---------- Supplied information ----------
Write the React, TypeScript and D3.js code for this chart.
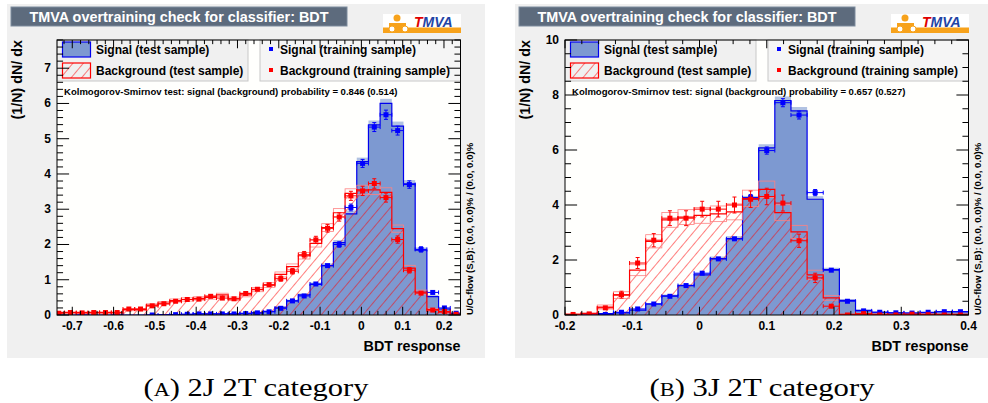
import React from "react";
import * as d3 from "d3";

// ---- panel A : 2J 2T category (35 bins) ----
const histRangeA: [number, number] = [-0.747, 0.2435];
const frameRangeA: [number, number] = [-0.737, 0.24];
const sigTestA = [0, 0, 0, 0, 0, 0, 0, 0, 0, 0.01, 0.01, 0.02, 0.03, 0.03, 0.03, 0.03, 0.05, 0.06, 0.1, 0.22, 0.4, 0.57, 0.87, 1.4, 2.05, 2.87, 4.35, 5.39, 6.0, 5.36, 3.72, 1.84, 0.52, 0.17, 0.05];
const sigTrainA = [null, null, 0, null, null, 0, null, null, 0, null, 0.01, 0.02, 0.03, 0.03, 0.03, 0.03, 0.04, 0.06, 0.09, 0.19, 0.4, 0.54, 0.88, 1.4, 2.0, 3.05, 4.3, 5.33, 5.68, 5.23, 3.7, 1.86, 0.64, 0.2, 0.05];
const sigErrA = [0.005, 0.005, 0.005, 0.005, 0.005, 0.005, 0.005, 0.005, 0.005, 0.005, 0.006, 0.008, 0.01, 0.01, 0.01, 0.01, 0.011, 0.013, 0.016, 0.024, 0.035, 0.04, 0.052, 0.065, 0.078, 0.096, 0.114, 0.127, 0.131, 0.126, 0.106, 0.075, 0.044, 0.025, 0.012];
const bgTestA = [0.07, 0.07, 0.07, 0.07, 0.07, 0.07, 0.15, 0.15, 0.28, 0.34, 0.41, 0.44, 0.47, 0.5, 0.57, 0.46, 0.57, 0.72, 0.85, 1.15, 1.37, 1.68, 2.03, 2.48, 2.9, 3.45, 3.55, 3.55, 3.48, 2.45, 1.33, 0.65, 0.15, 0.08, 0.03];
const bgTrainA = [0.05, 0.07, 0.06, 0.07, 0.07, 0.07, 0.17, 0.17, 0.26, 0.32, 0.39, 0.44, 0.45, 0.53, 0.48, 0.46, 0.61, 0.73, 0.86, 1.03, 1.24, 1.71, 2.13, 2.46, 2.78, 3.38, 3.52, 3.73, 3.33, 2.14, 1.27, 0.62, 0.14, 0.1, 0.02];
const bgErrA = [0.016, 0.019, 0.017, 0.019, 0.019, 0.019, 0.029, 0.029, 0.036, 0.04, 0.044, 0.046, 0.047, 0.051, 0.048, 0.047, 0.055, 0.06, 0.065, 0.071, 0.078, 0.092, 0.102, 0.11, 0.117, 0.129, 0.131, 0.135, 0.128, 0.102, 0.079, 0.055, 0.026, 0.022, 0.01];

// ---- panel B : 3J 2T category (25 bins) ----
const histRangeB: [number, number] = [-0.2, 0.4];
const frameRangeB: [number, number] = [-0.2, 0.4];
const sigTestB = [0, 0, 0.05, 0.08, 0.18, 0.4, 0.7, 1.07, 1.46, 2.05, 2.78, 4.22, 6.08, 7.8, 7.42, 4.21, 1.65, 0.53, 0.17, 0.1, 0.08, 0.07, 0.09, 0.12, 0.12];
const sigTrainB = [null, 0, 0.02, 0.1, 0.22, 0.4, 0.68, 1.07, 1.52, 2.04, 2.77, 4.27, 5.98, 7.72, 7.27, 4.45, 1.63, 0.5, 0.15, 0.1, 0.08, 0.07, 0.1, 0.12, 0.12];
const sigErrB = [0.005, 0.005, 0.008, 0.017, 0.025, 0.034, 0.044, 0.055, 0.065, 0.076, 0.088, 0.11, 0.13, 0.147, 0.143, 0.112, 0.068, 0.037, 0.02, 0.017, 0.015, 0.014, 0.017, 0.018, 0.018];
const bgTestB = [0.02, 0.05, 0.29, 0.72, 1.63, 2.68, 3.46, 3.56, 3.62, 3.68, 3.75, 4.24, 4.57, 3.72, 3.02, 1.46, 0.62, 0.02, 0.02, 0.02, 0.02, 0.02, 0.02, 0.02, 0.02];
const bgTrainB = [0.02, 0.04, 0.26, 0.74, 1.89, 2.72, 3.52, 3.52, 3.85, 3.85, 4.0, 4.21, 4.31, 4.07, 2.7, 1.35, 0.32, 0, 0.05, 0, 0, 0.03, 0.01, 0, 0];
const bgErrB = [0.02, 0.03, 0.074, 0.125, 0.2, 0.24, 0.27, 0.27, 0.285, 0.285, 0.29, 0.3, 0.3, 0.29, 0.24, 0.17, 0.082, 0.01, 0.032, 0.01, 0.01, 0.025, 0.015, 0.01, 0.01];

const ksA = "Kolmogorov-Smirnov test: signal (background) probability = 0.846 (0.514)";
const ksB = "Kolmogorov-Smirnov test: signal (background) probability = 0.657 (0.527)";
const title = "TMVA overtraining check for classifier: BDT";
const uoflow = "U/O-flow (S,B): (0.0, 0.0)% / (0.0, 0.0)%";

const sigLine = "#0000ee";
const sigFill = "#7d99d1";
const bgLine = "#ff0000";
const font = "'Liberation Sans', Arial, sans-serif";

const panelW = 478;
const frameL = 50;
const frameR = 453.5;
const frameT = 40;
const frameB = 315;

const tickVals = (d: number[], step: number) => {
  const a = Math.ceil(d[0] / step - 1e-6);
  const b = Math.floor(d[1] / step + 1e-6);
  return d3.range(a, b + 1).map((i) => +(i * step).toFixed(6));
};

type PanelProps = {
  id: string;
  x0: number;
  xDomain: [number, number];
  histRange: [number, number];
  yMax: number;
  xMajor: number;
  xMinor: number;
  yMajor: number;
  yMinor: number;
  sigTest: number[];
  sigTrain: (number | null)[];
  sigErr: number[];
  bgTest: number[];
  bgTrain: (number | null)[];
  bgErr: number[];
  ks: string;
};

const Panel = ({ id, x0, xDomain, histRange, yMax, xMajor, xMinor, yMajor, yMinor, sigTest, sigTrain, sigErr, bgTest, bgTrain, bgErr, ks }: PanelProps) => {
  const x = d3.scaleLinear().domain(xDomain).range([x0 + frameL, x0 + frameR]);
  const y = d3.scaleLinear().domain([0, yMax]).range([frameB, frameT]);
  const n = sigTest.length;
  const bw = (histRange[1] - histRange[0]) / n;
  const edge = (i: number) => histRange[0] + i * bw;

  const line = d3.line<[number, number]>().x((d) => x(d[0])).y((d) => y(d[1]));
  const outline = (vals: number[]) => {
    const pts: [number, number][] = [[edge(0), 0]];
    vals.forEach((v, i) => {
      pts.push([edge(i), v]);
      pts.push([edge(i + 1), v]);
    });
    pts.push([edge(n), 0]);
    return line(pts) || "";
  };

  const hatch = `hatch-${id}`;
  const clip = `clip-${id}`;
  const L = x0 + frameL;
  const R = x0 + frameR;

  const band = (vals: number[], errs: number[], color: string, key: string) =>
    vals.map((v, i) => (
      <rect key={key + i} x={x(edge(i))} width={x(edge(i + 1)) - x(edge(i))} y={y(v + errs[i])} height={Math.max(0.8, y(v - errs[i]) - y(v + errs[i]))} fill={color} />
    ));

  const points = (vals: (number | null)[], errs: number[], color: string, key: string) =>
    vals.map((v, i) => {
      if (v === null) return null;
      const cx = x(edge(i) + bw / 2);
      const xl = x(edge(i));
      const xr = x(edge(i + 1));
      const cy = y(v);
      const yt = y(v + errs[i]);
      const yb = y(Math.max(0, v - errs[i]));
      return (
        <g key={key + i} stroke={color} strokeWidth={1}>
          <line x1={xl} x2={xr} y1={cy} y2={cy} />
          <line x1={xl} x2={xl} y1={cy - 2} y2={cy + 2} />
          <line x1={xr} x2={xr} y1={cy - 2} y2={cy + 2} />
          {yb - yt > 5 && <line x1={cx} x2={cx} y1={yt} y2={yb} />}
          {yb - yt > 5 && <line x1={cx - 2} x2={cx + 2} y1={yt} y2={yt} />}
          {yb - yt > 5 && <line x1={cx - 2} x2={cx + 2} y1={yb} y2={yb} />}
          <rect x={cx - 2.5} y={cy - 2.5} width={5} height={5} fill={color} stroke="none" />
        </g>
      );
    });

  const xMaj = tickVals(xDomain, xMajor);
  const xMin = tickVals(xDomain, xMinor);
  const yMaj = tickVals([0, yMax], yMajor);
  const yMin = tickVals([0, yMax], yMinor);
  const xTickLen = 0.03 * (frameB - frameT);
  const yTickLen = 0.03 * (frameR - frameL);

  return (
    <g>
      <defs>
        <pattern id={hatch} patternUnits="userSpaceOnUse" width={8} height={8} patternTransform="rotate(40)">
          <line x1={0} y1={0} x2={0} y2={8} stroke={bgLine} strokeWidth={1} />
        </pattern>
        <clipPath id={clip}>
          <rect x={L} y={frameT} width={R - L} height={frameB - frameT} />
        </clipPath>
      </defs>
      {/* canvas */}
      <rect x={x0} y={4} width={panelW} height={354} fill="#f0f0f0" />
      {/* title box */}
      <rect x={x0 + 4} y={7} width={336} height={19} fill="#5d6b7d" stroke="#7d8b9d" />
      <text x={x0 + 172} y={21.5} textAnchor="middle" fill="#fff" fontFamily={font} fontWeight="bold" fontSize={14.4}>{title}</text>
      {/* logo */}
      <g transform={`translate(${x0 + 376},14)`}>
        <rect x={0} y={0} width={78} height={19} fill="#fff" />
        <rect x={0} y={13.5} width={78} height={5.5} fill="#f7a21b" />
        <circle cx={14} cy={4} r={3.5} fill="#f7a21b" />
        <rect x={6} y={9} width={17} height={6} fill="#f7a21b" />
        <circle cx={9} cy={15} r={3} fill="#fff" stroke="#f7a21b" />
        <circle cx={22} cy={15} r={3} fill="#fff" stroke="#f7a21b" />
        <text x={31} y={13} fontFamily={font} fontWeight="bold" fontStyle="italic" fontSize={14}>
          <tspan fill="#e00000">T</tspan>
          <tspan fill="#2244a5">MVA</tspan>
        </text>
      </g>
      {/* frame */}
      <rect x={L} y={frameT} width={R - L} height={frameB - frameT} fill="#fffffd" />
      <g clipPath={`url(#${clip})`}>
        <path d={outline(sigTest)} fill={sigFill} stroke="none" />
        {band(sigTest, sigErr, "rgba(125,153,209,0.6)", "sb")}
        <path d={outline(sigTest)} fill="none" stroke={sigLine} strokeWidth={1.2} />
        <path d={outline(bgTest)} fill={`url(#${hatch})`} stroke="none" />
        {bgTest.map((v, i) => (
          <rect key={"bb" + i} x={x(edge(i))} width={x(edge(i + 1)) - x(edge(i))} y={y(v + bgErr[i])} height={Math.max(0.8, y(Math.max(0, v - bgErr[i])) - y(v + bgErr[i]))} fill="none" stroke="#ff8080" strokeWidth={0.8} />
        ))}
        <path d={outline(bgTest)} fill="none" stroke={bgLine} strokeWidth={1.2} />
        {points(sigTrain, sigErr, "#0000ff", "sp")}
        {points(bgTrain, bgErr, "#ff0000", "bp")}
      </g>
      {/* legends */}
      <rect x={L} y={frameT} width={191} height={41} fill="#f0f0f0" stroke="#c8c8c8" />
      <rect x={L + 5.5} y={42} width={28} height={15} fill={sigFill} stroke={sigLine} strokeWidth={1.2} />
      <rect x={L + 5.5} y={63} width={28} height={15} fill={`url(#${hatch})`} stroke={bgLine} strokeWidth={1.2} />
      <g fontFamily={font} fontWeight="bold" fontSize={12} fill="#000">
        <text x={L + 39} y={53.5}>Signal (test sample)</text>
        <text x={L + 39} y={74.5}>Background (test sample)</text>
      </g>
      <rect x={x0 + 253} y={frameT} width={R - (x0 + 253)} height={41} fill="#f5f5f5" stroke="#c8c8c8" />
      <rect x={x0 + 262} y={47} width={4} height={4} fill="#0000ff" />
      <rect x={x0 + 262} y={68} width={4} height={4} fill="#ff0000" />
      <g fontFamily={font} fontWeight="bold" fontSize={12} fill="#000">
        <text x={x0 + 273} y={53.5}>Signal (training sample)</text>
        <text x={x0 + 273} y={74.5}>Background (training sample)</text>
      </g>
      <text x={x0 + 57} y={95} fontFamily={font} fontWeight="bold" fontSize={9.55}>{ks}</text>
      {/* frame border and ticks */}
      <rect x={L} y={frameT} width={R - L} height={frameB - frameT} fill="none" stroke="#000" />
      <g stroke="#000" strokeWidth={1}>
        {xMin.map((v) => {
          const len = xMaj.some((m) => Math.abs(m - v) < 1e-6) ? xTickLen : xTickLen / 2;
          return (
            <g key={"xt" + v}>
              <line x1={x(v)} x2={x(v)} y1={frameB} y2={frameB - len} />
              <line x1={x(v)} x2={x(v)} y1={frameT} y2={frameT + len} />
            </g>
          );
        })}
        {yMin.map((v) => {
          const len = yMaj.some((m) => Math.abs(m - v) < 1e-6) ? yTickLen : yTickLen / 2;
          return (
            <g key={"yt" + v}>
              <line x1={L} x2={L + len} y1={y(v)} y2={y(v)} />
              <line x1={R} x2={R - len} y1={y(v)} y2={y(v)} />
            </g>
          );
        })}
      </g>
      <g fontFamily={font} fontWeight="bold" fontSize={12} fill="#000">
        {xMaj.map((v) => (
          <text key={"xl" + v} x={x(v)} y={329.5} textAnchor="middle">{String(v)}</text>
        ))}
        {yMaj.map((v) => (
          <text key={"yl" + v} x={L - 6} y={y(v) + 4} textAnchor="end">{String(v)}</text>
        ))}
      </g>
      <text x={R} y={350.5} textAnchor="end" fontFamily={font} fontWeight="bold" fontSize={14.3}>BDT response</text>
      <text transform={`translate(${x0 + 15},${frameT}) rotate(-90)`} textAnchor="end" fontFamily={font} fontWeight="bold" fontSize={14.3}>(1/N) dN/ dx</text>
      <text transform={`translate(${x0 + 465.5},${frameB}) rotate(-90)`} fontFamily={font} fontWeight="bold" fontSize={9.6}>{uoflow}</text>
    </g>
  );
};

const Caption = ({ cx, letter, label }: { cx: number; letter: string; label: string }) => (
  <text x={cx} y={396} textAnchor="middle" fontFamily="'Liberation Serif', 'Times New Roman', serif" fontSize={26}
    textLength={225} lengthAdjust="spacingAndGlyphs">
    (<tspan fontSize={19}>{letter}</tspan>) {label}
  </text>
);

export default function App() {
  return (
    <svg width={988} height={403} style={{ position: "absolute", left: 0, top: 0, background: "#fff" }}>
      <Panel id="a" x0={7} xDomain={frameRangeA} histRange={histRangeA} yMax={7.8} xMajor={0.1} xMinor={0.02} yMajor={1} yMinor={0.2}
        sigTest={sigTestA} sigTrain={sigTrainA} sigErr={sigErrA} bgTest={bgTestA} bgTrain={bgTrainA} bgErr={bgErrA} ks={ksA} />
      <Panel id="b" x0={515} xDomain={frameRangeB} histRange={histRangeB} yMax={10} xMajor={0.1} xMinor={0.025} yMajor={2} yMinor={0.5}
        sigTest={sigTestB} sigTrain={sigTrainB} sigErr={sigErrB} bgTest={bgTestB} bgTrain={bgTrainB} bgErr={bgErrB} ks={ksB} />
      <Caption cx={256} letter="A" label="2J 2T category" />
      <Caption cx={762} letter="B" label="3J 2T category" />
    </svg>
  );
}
----------
**Problem:**
Determine how many lines of the material include the string "React". Output only that count.

**Complete response:**
2